The Beverly Hills restaurant where first ladies, foreign dignitaries and Hollywood’s power elite regularly dined on classic French Continental fare is the latest victim of L.A. diners’ growing preference for casual dining.

“We don’t look at this sadly,” said Jamie Murphy, son of owners Jimmy and Annie Murphy. “We look at it as 20 years of success for mom and dad, but nothing lasts forever.”

Jimmy Murphy was traveling and unavailable for comment.

“It’s a shame,” said West Los Angeles attorney Lisa Specht. “It was one of the few grown-up restaurants you could go to in the city. The food was beautiful, the service was elegant and you could actually have a conversation with your guests.”

Karen Berk, co-editor of the Zagat Survey’s Southern California edition, said the closing was a shocker. “This is big news,” she said. “They had a major following for a long time.”

Zagat called Jimmy’s a “junior Chasen’s, not hip but a wonderful, top-notch old-timer providing exceptional French Continental food and service that’s a real treat.”

But Berk said Angelenos have moved past that style of cuisine. “Classic Continental food has not been happening in Los Angeles,” she said. “It’s a perception that it’s old fashioned and the menus are not ’90s.”

Jimmy’s originally was scheduled to reopen next month after extensive remodeling. Jamie Murphy said there had been some problems with the remodeling, but a key factor was his parents’ decision to step out of the highly competitive restaurant scene.

“After 20 years at Jimmy’s and 14 at the Bistro (as the maitre d’), (my father is) ready for a break,” said Murphy, who himself is a maitre d’ at Spago in Beverly Hills.

Murphy said he expects his father to open another restaurant within the next two years, but at another location and “about half the size.”

Merrill Shindler, co-editor of the Zagat Survey, said virtually all great L.A. restaurants eventually fade out of popularity, and close. “The smart get out,” he said. “We don’t have a lot of old restaurants in Los Angeles.”

Part of the problem for Jimmy’s, Shindler said, was that the restaurant remained too formal amid a climate of creeping casualness.

“Name a restaurant where you have to wear a tie and jacket,” Shindler said. “Jimmy’s and L’Orangerie are the last of the Mohicans. You could go broke trying to sell cufflinks in this town.”

He said the long-established clientele that appreciates such an atmosphere has been steadily declining.

“His older patrons are dying off,” Shindler said. “Jimmy needed to re-invent himself. He seemed to do little to cultivate a younger crowd.”

Barbara Lazaroff, co-owner of Spago, disagreed that fine dining in Los Angeles is fading.

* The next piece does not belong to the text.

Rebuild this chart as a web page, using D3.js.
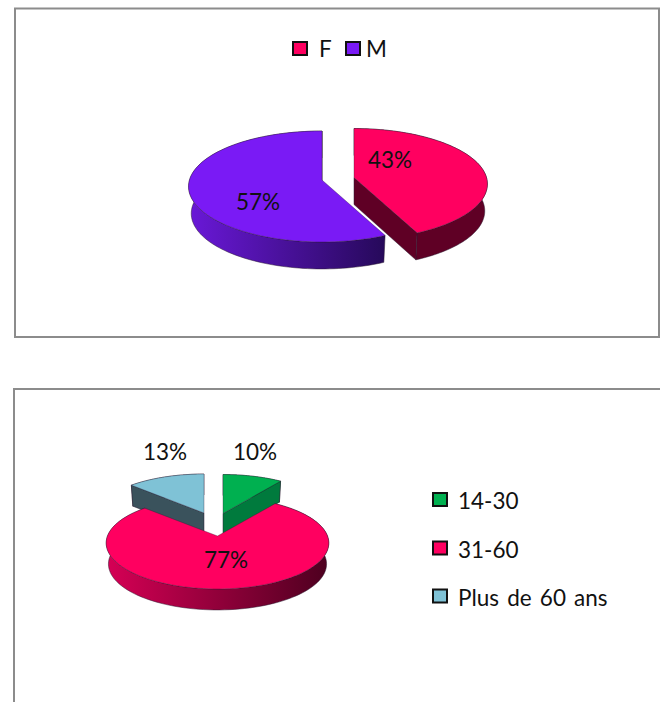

“When we opened Spago in Beverly Hills, so many people said they were excited about getting dressed up for dining. I think there is still a great demand there,” said Lazaroff, who also employs Murphy’s daughter Gerri as a controller at Spago’s sister restaurant Granita in Malibu.

Vicki Reynolds, a Beverly Hills city councilwoman, recalled the months leading up to the opening of Jimmy’s, when Murphy pleaded his case to the Beverly Hills School Board for permission to open a restaurant adjacent to Beverly Hills High School.

“They wanted a liquor license,” said Reynolds, who was a member of the school board at the time. “And the school district wanted to know whether or not to allow it so close. When we determined what kind of a restaurant it was going to be and the kind of patrons, we weren’t concerned the students would be coming over on their school breaks.”